The virtues most valued by the traditional Chinese people have been grouped into the so-called Four Principles and Eight Virtues. We have already touched upon a number of these virtues in the previously posted articles.
The four principles are regarded as the bonds that hold the fabric of society together.
礼 (lǐ) refers to having good manners and following the protocol.
义 (yì) means righteousness and proper behavior and deeds.
廉 (lián) means having moral integrity and not accepting bribes. 耻 (chǐ) means having a sense of shame. These two words usually go together as 廉耻 (liánchǐ integrity and sense of honor).

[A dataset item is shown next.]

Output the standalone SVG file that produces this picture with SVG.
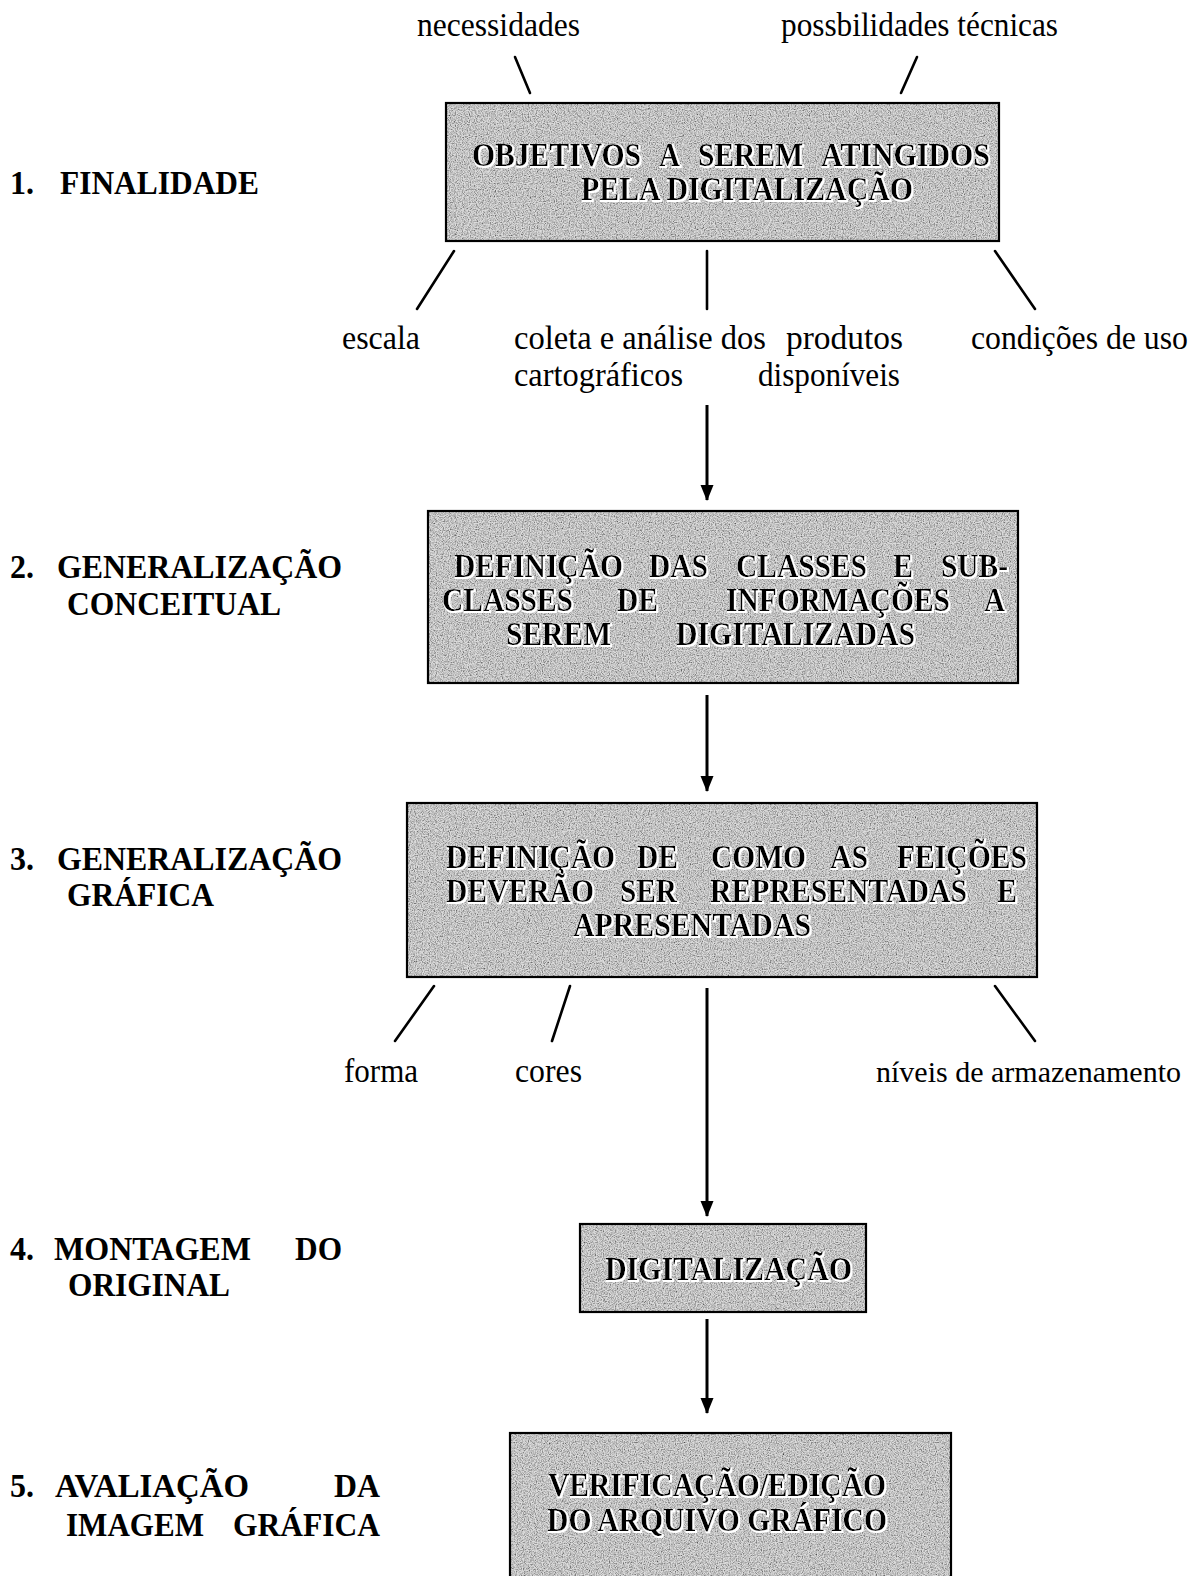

不知廉耻 (bùzhī liánchǐ) is a serious accusation that means “shameless”. If it will help you remember this phrase, you could associate it with “not knowing one’s face, 脸 (liǎn), and teeth 齿 (chǐ)”. In fact, the familiar way of saying “shameless” or “brazen” is 不要脸 (bùyào liǎn not caring about one’s face or honor).
The Eight Virtues are actually four virtues made up of eight characters.
忠孝 (zhōng xiào) refers to loyalty and filial piety, which strengthen the foundation of a country and a family, respectively.
仁爱 (rénài) is kindheartedness, the good will that connect people to one another.
信义 (xìnyì) is good faith and trustworthiness that keeps things going in a predictable way.
和平 (hépíng) means peace.
If you’ve been to Taiwan, you most likely have passed by streets named after the above four virtues. At school, students are reminded of the importance of these virtues through ethics classes and posters displayed in classrooms and doorways. In fact, many public schools have the classes named with these eight characters as well as the characters representing the following often-cited virtues.
公 (gōng) stands for 公正 (gōngzhèng being just or impartial) or 公平 (gōngpīng fair or equitable).
Zhè bù gōngpīng.
This is not fair.
诚 (chéng) means being sincere and honest. 诚心 (chéngxīn) and 诚意 (chéngyì) both mean sincere or sincerity.
Wǒ chéngxīn chéngyì yāo tā qù kàn diànyǐng, dàn tā bù lǐngqíng.
I sincerely invited her to a movie, but she did not appreciate it. (She refused.)
诚实 (chéngshí) means being honest.
勤 (qín) is being diligent and hardworking. It often appears in the form 勤劳 (qínláo).
Tā shìgè qínláo de niánqīngrén.
He is a hardworking young man.
毅 (yì) is being determined or resolute. 毅力 (yìlì) is a person’s willpower or stamina.
Wǒmén yào yǒu jiānqiáng de yìlì.
We must have a strong will and perseverance.
温 (wēn) refers to a temperate personality.
Tā de nǚpéngyou hěn wēnróu.
His girl friend is warm and gentle.
良 (liáng) means being a good and kind person, as in 善良的人 (shànliáng de rén).
恭 (gōng) meanes respectful and reverent. When you say 恭喜 (gōngxǐ), you are offering your congratulation respectfully.
俭 (jiǎn), or 节俭 (jiéjiǎn), means being thrifty and not squandering money on luxuries.
让 (ràng let) is to yield a privilege to another person, such as when you say, “After you”.
Zài gōng chē shàng yào ràngwèi gě lǎoniánrén.
When riding a bus, one should offer one’s seat to the elderly.
Which virtues do you value the most? Do you know the corresponding Chinese words?